What is a Master Plan?
At the beginning of this week, we delivered the master plan for Nuestra Señora de la Hispanidad school in Madrid. Over the past few years, we have designed plans for schools in Spain, Mexico, and Costa Rica. These are projects designed for the future (5, 10, or 15 years) due to logistical, budgetary, or general planning reasons.
But what exactly is a ‘master plan’? How do we create it, and what is its purpose?
A master plan is a document where we organize a series of guidelines with specific objectives and milestones that we want to achieve, involving long-term planning. These guidelines can encompass design or even a more detailed budget and overall project organization plan. It’s similar to the urban plan for a city. Each master plan is different, with varying guidelines, requirements, and levels of detail.
In general, we encounter two types of master plans:
- Those where our goal is to design a new school from scratch. In this case, it can be built all at once or planned in different phases, determining what is built in each phase (infant, primary, cafeteria…) and its subsequent expansions like secondary, high school, or vocational training. For example, the future Shackleton or Home School Internacional in Valencia.
- Those schools that already function but want to update and provide new solutions to their needs. This could involve a significant renovation or expansion that, due to logistical reasons, cannot be done in a single phase because the existing facilities and classrooms need to continue being used. In this case, the plan requires more detailed planning to organize the different phases of the project without affecting the educational use.
In both cases, the initial phase of work is quite similar. Collaborating with the school’s leadership team and professionals is crucial to understanding needs and objectives. When it involves rehabilitation or renovation, students, families, and all members of the school community, including staff and workers, also play a role. This initial phase is the most important, defining short-term and long-term needs, redesigning the space together, starting with principles, dreams, and objectives for the future. Typically, we conduct this process through a series of design thinking workshops
Once we have defined the objectives, the fieldwork begins: measuring, analyzing, and verifying if we can realize everything we propose. This involves considerations like regulations, capacity, accessibility, potential expansion on the property, or purchasing adjacent buildings.
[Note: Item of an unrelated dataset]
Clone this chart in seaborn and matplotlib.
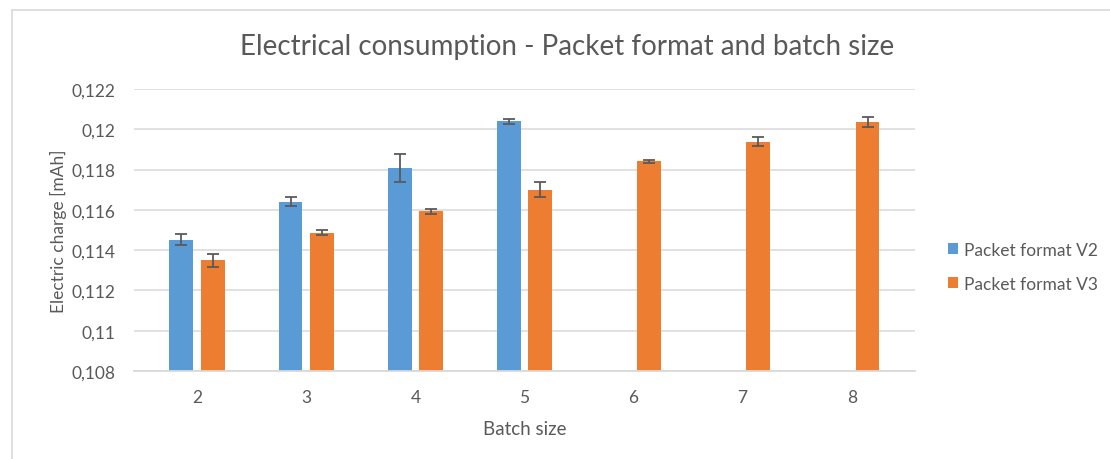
import matplotlib
matplotlib.use("Agg")
import matplotlib.pyplot as plt
import seaborn as sns
import numpy as np
import pandas as pd
from matplotlib.lines import Line2D
from matplotlib.ticker import FuncFormatter, MultipleLocator

sns.set_style("white")
plt.rcParams['font.family'] = ['Lato', 'DejaVu Sans']

# Data
batch_sizes = [2, 3, 4, 5, 6, 7, 8]
v2_mean = [0.11452, 0.11640, 0.11807, 0.12040, np.nan, np.nan, np.nan]
v2_err = [0.00027, 0.00022, 0.00070, 0.00012, np.nan, np.nan, np.nan]
v3_mean = [0.11349, 0.11487, 0.11592, 0.11700, 0.11842, 0.11938, 0.12037]
v3_err = [0.00031, 0.00012, 0.00012, 0.00036, 0.00007, 0.00022, 0.00025]
series = ['Packet format V2', 'Packet format V3']
colors = ['#5B9BD5', '#ED7D31']

rows = []
for name, means, errs in [(series[0], v2_mean, v2_err), (series[1], v3_mean, v3_err)]:
    for b, m, e in zip(batch_sizes, means, errs):
        if not np.isnan(m):
            rows.append({'batch': str(b), 'format': name, 'charge': m, 'err': e})
df = pd.DataFrame(rows)

text_col = '#595959'
grid_col = '#d9d9d9'

fig = plt.figure(figsize=(11.1, 4.6), dpi=100)
ax = fig.add_axes([0.1207, 0.1913, 0.7036, 0.613])

sns.barplot(data=df, x='batch', y='charge', hue='format', order=[str(b) for b in batch_sizes],
            hue_order=series, palette=colors, width=0.577, gap=0.24, errorbar=None,
            saturation=1, linewidth=0, ax=ax)

# error bars on top of each bar
for cont, name in zip(ax.containers, series):
    sub = df[df['format'] == name]
    for bar, e in zip(cont, sub['err']):
        ax.errorbar(bar.get_x() + bar.get_width() / 2, bar.get_height(), yerr=e,
                    fmt='none', ecolor='#5a5a5a', elinewidth=1.3, capsize=4.5, capthick=1.3, zorder=5)

ax.set_ylim(0.108, 0.122)
ax.yaxis.set_major_locator(MultipleLocator(0.002))
ax.yaxis.set_major_formatter(FuncFormatter(lambda v, p: f"{v:.3f}".rstrip('0').replace('.', ',')))
ax.grid(axis='y', color=grid_col, linewidth=1.1)
ax.set_axisbelow(True)
for s in ['top', 'right', 'left']:
    ax.spines[s].set_visible(False)
ax.spines['bottom'].set_color(grid_col)
ax.spines['bottom'].set_linewidth(1.3)
ax.tick_params(axis='both', length=0, labelsize=12.5, labelcolor=text_col)
ax.tick_params(axis='y', pad=13.5)
ax.tick_params(axis='x', pad=13)

ax.set_xlabel('Batch size', fontsize=13.5, color=text_col, labelpad=11)
ax.set_ylabel('Electric charge [mAh]', fontsize=12.5, color=text_col, labelpad=3)
ax.set_title('Electrical consumption - Packet format and batch size', fontsize=20,
             color=text_col, pad=25, x=0.554)

ax.legend(loc='center left', bbox_to_anchor=(1.022, 0.369), frameon=False, fontsize=12.5,
          labelcolor=text_col, handlelength=0.6, handleheight=0.6, handletextpad=0.35,
          labelspacing=1.05)

# chart area border (left and top edges visible)
fig.add_artist(Line2D([0.0108, 0.0108], [0.0, 0.976], transform=fig.transFigure, color=grid_col, lw=1.2))
fig.add_artist(Line2D([0.0108, 1.0], [0.976, 0.976], transform=fig.transFigure, color=grid_col, lw=1.2))

fig.savefig('out.png', dpi=100)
With all the data and ideas clarified, it’s time to start designing. Here, through usage diagrams, plans, and images, we further define the spaces. Throughout the process, we recommend reflecting on the methodologies and work processes used by the school, always considering the future of education. We think about where we should be heading to achieve our objectives adequately. Do we need more technological spaces, more outdoor areas? Is nature integrated into students’ learning? Are we connected with the surrounding community? Are parents and friends welcome? Is there a dedicated space for them to be part of the educational process? Are we providing education that adapts to our students’ needs and the demands of our society today?
This is a Master Plan, a document we consider crucial for all schools. It helps us define the long-term steps we want to take in an organized manner while seeking and respecting the school’s identity in the transformation of its spaces and methodologies. It involves finding the right questions to answer together successfully.